» EXERCISE GOAL:
Pictures aside, repeat every entry exactly.

» DATA SUPPLIED:

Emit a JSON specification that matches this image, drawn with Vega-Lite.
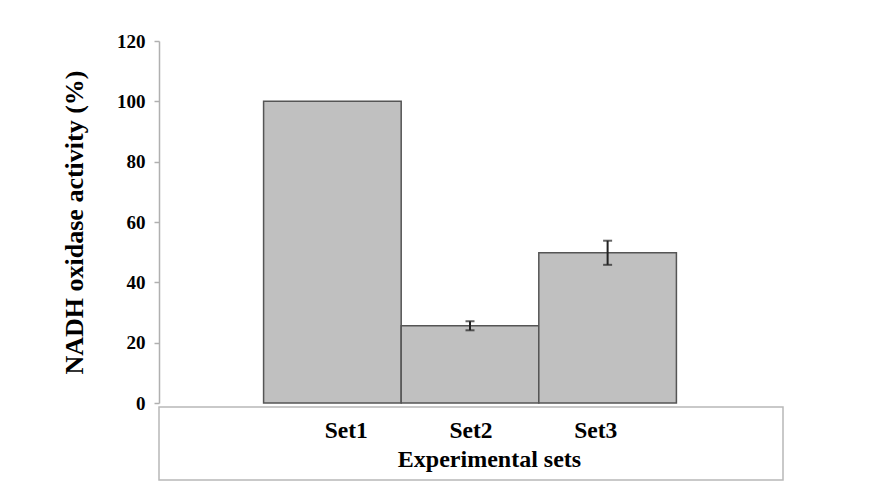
{
  "$schema": "https://vega.github.io/schema/vega-lite/v6.json",
  "autosize": {"type": "pad"},
  "padding": {"left": 61, "top": 32, "right": 0, "bottom": 0},
  "background": "white",
  "data": {"values": [
    {"set": "Set1", "activity": 100},
    {"set": "Set2", "activity": 25.6, "lo": 24.1, "hi": 27.1},
    {"set": "Set3", "activity": 49.8, "lo": 45.8, "hi": 53.8}
  ]},
  "spacing": 4,
  "align": "all",
  "bounds": "flush",
  "resolve": {"scale": {"x": "independent"}},
  "config": {
    "font": "Liberation Serif",
    "view": {"stroke": null}
  },
  "vconcat": [
    {
      "width": 622,
      "height": 362,
      "encoding": {
        "x": {"field": "set", "type": "nominal", "axis": null,
              "scale": {"paddingInner": 0, "paddingOuter": 0.76}}
      },
      "layer": [
        {
          "mark": {"type": "bar", "color": "#c0c0c0", "stroke": "#555555", "strokeWidth": 1.5},
          "encoding": {
            "y": {"field": "activity", "type": "quantitative",
                  "scale": {"domain": [0, 120]},
                  "axis": {"title": "NADH oxidase activity (%)", "values": [0, 20, 40, 60, 80, 100, 120],
                           "grid": false, "domainColor": "#b0b0b0", "domainWidth": 1.5,
                           "tickColor": "#b0b0b0", "tickSize": 5, "tickWidth": 1.5,
                           "labelFont": "Liberation Serif", "labelFontWeight": "bold", "labelFontSize": 19,
                           "labelColor": "black", "labelPadding": 9,
                           "titleFont": "Liberation Serif", "titleFontWeight": "bold", "titleFontSize": 26,
                           "titleColor": "black", "titlePadding": 29}}
          }
        },
        {
          "transform": [{"filter": "isValid(datum.lo)"}],
          "mark": {"type": "rule", "color": "#222222", "strokeWidth": 2},
          "encoding": {
            "y": {"field": "lo", "type": "quantitative"},
            "y2": {"field": "hi"}
          }
        },
        {
          "transform": [{"filter": "isValid(datum.lo)"}],
          "mark": {"type": "tick", "color": "#222222", "size": 9, "thickness": 2},
          "encoding": {"y": {"field": "lo", "type": "quantitative"}}
        },
        {
          "transform": [{"filter": "isValid(datum.lo)"}],
          "mark": {"type": "tick", "color": "#222222", "size": 9, "thickness": 2},
          "encoding": {"y": {"field": "hi", "type": "quantitative"}}
        }
      ]
    },
    {
      "width": 624,
      "height": 73,
      "view": {"stroke": "#b8b8b8", "strokeWidth": 1.5},
      "mark": {"type": "text", "font": "Liberation Serif", "fontWeight": "bold", "fontSize": 23.5, "color": "black", "dy": -13},
      "encoding": {
        "x": {"field": "set", "type": "nominal",
              "scale": {"type": "band", "paddingInner": 0, "paddingOuter": 1.057},
              "axis": {"labels": false, "ticks": false, "domain": false,
                       "title": "Experimental sets", "titleFont": "Liberation Serif", "titleFontWeight": "bold",
                       "titleFontSize": 24, "titleColor": "black", "titlePadding": -33, "titleX": 330}},
        "text": {"field": "set"}
      }
    }
  ]
}
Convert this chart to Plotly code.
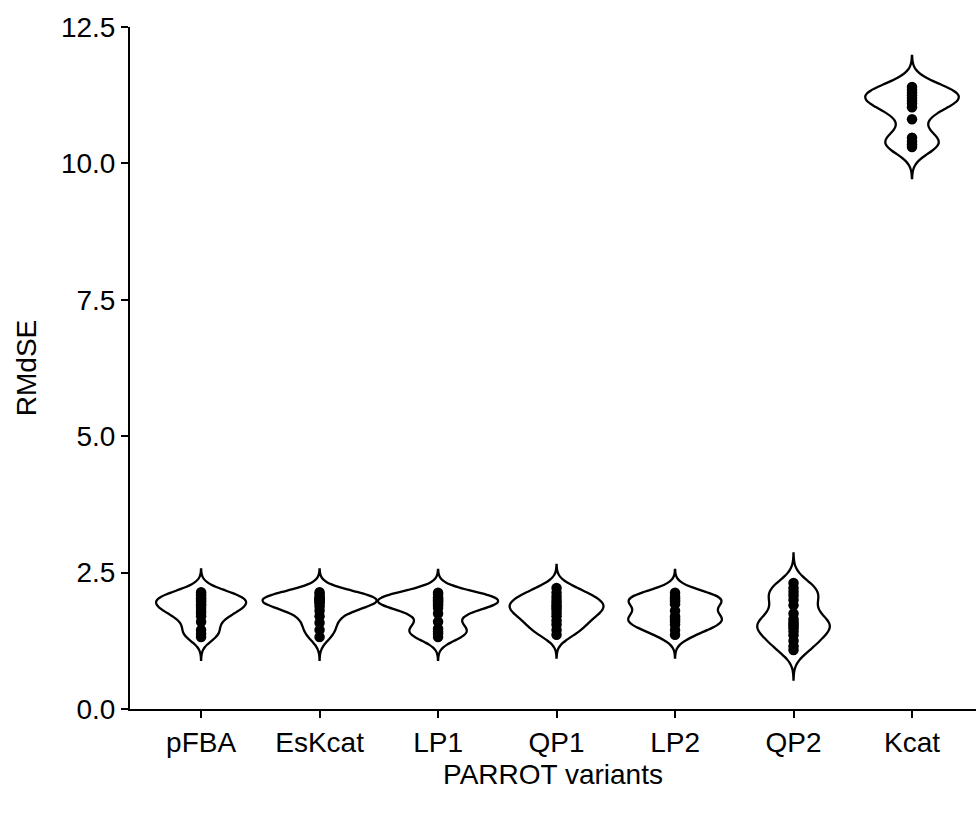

» THE ANSWER:
Emit a JSON specification that matches this image, drawn with Vega-Lite.
{
  "$schema": "https://vega.github.io/schema/vega-lite/v6.json",
  "autosize": {"type": "pad"},
  "padding": {"left": 61, "top": 32, "right": 0, "bottom": 0},
  "background": "white",
  "data": {"values": [
    {"set": "Set1", "activity": 100},
    {"set": "Set2", "activity": 25.6, "lo": 24.1, "hi": 27.1},
    {"set": "Set3", "activity": 49.8, "lo": 45.8, "hi": 53.8}
  ]},
  "spacing": 4,
  "align": "all",
  "bounds": "flush",
  "resolve": {"scale": {"x": "independent"}},
  "config": {
    "font": "Liberation Serif",
    "view": {"stroke": null}
  },
  "vconcat": [
    {
      "width": 622,
      "height": 362,
      "encoding": {
        "x": {"field": "set", "type": "nominal", "axis": null,
              "scale": {"paddingInner": 0, "paddingOuter": 0.76}}
      },
      "layer": [
        {
          "mark": {"type": "bar", "color": "#c0c0c0", "stroke": "#555555", "strokeWidth": 1.5},
          "encoding": {
            "y": {"field": "activity", "type": "quantitative",
                  "scale": {"domain": [0, 120]},
                  "axis": {"title": "NADH oxidase activity (%)", "values": [0, 20, 40, 60, 80, 100, 120],
                           "grid": false, "domainColor": "#b0b0b0", "domainWidth": 1.5,
                           "tickColor": "#b0b0b0", "tickSize": 5, "tickWidth": 1.5,
                           "labelFont": "Liberation Serif", "labelFontWeight": "bold", "labelFontSize": 19,
                           "labelColor": "black", "labelPadding": 9,
                           "titleFont": "Liberation Serif", "titleFontWeight": "bold", "titleFontSize": 26,
                           "titleColor": "black", "titlePadding": 29}}
          }
        },
        {
          "transform": [{"filter": "isValid(datum.lo)"}],
          "mark": {"type": "rule", "color": "#222222", "strokeWidth": 2},
          "encoding": {
            "y": {"field": "lo", "type": "quantitative"},
            "y2": {"field": "hi"}
          }
        },
        {
          "transform": [{"filter": "isValid(datum.lo)"}],
          "mark": {"type": "tick", "color": "#222222", "size": 9, "thickness": 2},
          "encoding": {"y": {"field": "lo", "type": "quantitative"}}
        },
        {
          "transform": [{"filter": "isValid(datum.lo)"}],
          "mark": {"type": "tick", "color": "#222222", "size": 9, "thickness": 2},
          "encoding": {"y": {"field": "hi", "type": "quantitative"}}
        }
      ]
    },
    {
      "width": 624,
      "height": 73,
      "view": {"stroke": "#b8b8b8", "strokeWidth": 1.5},
      "mark": {"type": "text", "font": "Liberation Serif", "fontWeight": "bold", "fontSize": 23.5, "color": "black", "dy": -13},
      "encoding": {
        "x": {"field": "set", "type": "nominal",
              "scale": {"type": "band", "paddingInner": 0, "paddingOuter": 1.057},
              "axis": {"labels": false, "ticks": false, "domain": false,
                       "title": "Experimental sets", "titleFont": "Liberation Serif", "titleFontWeight": "bold",
                       "titleFontSize": 24, "titleColor": "black", "titlePadding": -33, "titleX": 330}},
        "text": {"field": "set"}
      }
    }
  ]
}
Convert this chart to Plotly code.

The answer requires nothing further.